İYİ ÖZETİ| Parti Genel Başkanı Meral Akşener, partisinin TBMM'deki olağan grup toplantısında gündeme ilişkin değerlendirmelerde bulunuyor.
Akşener'in açıklamalarından öne çıkan satırlar şu şekilde:
"Geçtiğimiz cuma milletçe çok büyük bir acı yaşadık. Büyük bir faciaya şahitlik ettik. Madencilere karşı sorumluluğumuz var. Partimizin bünyesinde ne kadar hukukçu varsa, 41 maden şehitimizin ailesinin hakkını, hukukunu, hiçbir şey almadan en ciddi şekilde takip edeceksiniz! Bu işin sorumluluğu sizdedir.
Yaptığımız çalışmalar sonucunda gördük ki, birçok maden faciasında olduğu gibi Amasra'daki felaket de geliyorum demiş. Sayıştay uyarmış, raporuna yazmış, müfettişler defalarca uyarmış, ceza kesmiş. Ocakta çalışan maden işçileri bile uyarmış ama sayın Erdoğan'ın atadığı yetkililer kıllarını kıpırdatmamışlar. Göz göre göre gelen felaketi izlemişler. Artık maalesef bu duruma şaşıramıyoruz! Bu kor yüreğimize daha önce de düştü. Zonguldak'ta 30 canımızı kaybettik. Soma'da en büyük maden faciasında 301 insanımızı yitirdik. Ermenek'te 18 kardeşimizi kaybettik. Bartın'da yine aynı iş bilmezliğin, aymazlığın sebep olduğu bir katliama şahit olduk! Bilerek katliam diyorum, bu kadar uyarıya rağmen tedbir almazsanız ve ölüme bile bile lades derseniz yaşanan felaketin adı cinayet olur, katliam olur!"
AYRINTILAR GELECEK...
Meral Akşener, partisinin TBMM Grup Toplantısı'nda kürsüdeki yerini almadan önce, akademisyen Kürşat Zorlu, partiye katılımı kapsamında konuştu.
Zorlu, "Beşinci kuruluş yıldönümüne haklı bir gururla yürüyen İYİ Parti ailesine katılmaktan haklı bir kıvanç duyuyorum. Yıllarını Türkiye'nin her alanda yücelmesini ve Türk dünyasının bütünleşmesi için adayan bir akademisyen olarak bugün burada olmanın en önemli sebebi yüreğimdeki vatan sevdasıdır. Bu sebeple bugün, benim için yeni bir mücadelenin başlangıcı değil, aynı zamanda yaşamımda açılan bir parantezin geleceğe yürüyüşü anlamını taşımaktadır" dedi.
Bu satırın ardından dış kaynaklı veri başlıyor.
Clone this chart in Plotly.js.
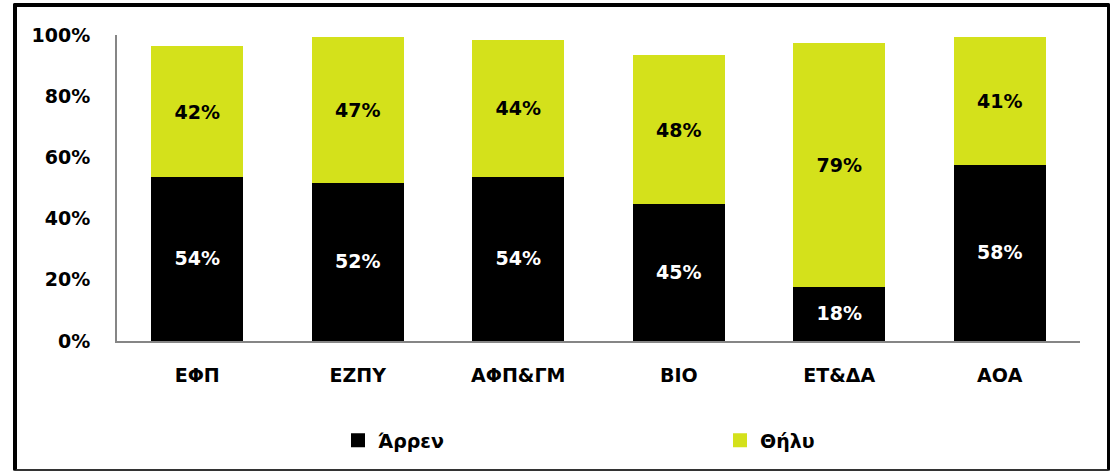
<!DOCTYPE html>
<html>
<head>
<meta charset="utf-8">
<script src="https://cdn.plot.ly/plotly-3.0.1.min.js"></script>
<style>
  html, body { margin: 0; padding: 0; background: #fff; }
  #wrap { position: relative; width: 1112px; height: 472px; }
  #chart { position: absolute; left: 0; top: 0; width: 1112px; height: 472px; }
  #frame { position: absolute; left: 13px; top: 3px; width: 1097px; height: 468px;
           box-sizing: border-box; border-style: solid; border-color: #000 #000 #333 #000;
           border-width: 4px 3px 2px 4px; border-radius: 2px; pointer-events: none; }
</style>
</head>
<body>
<div id="wrap">
  <div id="chart"></div>
  <div id="frame"></div>
</div>
<script>
const categories = ['ΕΦΠ', 'ΕΖΠΥ', 'ΑΦΠ&ΓΜ', 'ΒΙΟ', 'ΕΤ&ΔΑ', 'ΑΟΑ'];
const male = [54, 52, 54, 45, 18, 58];
const female = [42, 47, 44, 48, 79, 41];
const seriesNames = ['Άρρεν', 'Θήλυ'];
const yTickVals = [0, 20, 40, 60, 80, 100];
const yTickText = ['0%', '20%', '40%', '60%', '80%', '100%'];

const FONT = 'DejaVu Sans, sans-serif';
const GREEN = '#d4e11b';

const traces = [
  {
    type: 'bar', name: seriesNames[0], x: categories, y: male,
    marker: { color: '#000000', line: { color: '#000000', width: 2 } },
    texttemplate: '%{y}%', textposition: 'inside', insidetextanchor: 'middle',
    textangle: 0, constraintext: 'none',
    textfont: { family: FONT, size: 19, color: '#ffffff', weight: 'bold' },
    hoverinfo: 'none'
  },
  {
    type: 'bar', name: seriesNames[1], x: categories, y: female,
    marker: { color: GREEN, line: { color: GREEN, width: 2 } },
    texttemplate: '%{y}%', textposition: 'inside', insidetextanchor: 'middle',
    textangle: 0, constraintext: 'none',
    textfont: { family: FONT, size: 19, color: '#000000', weight: 'bold' },
    hoverinfo: 'none'
  }
];

const layout = {
  width: 1112, height: 472,
  margin: { l: 117, r: 32, t: 35, b: 131, pad: 0, autoexpand: false },
  paper_bgcolor: 'rgba(0,0,0,0)', plot_bgcolor: 'rgba(0,0,0,0)',
  barmode: 'stack', bargap: 0.44,
  font: { family: FONT, size: 19, color: '#000', weight: 'bold' },
  xaxis: {
    showline: true, linecolor: '#868686', linewidth: 2,
    ticks: '', ticklabelstandoff: 16,
    tickfont: { family: FONT, size: 19, color: '#000', weight: 'bold' },
    showgrid: false, zeroline: false, fixedrange: true
  },
  yaxis: {
    range: [0, 100], tickvals: yTickVals, ticktext: yTickText,
    showline: true, linecolor: '#868686', linewidth: 2,
    ticks: '', ticklabelstandoff: 21,
    tickfont: { family: FONT, size: 19, color: '#000', weight: 'bold' },
    showgrid: false, zeroline: false, fixedrange: true
  },
  showlegend: true,
  legend: {
    orientation: 'h', xref: 'paper', yref: 'paper',
    x: 0.2295, xanchor: 'left', y: -0.263, yanchor: 'top',
    entrywidth: 337, entrywidthmode: 'pixels',
    font: { family: FONT, size: 19, color: '#000', weight: 'bold' },
    bgcolor: 'rgba(0,0,0,0)', traceorder: 'normal'
  }
};

Plotly.newPlot('chart', traces, layout, { displayModeBar: false, staticPlot: true });
</script>
</body>
</html>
Zorlu, şu ifadeleri kullandı:
"Bildiğimiz gibi ülkemiz tarihinin en zorlu günlerini geçirmektedir. Milletimiz hayat pahalılığıyla boğuşurken gelir ve fırsat adaletsizliği kendisini göstermektedir. Yaşadığımız sorun çemberi yarınları kuşatan bir kültür şokuna dönüşmektedir. Dünyadaki gelişmeler ve bölgemizdeki ateş çemberi, çok yönlü ve millet eksenli bir duruşu gerekli kılmaktadır. Bundan böyle temel gayem Türk milletinin bir arada refah ve huzur içinde yaşaması, adaletle yönetilmesi bilimin önderliğine inanç ve insan sevgisi üzerinde yükselmesi olacaktır.
Kendime her zaman örnek aldığım Türk düşünce sisteminin önemli isimlerinden merhum Prof. Erol Güngör hoca şöyle demektedir 'Hakikatte milliyetçilik bir kültür hareketi olmak, dolayısıyla ırkçılığı, halka dayalı bir siyasi hareket olarak da otoriter idare sistemlerini reddeder, böyle ki halka rağmen kişiler hırslar, tercihler ve hevesler bir gün mutlaka milli iradenin kalpanına çarparak darmadağın olacaktır.' Çünkü son söz elbette Türk milletinindir. Milletimiz ise doğudan batıya kuzeyden güneye bütün vatandaşlarımızın ortak paydasıdır. Bu payda üzerinde her türlü ayrımcılığı reddederken, demografik geleceğimizi bir kırmızı çizgi olarak kabul ediyorum. Buradan hareketle milletimizi kaygılandıran ve her geçen gün daha büyük bir tehdit haline gelen sığınmacı sorununa bu çatı altında son verileceğine inanıyorum."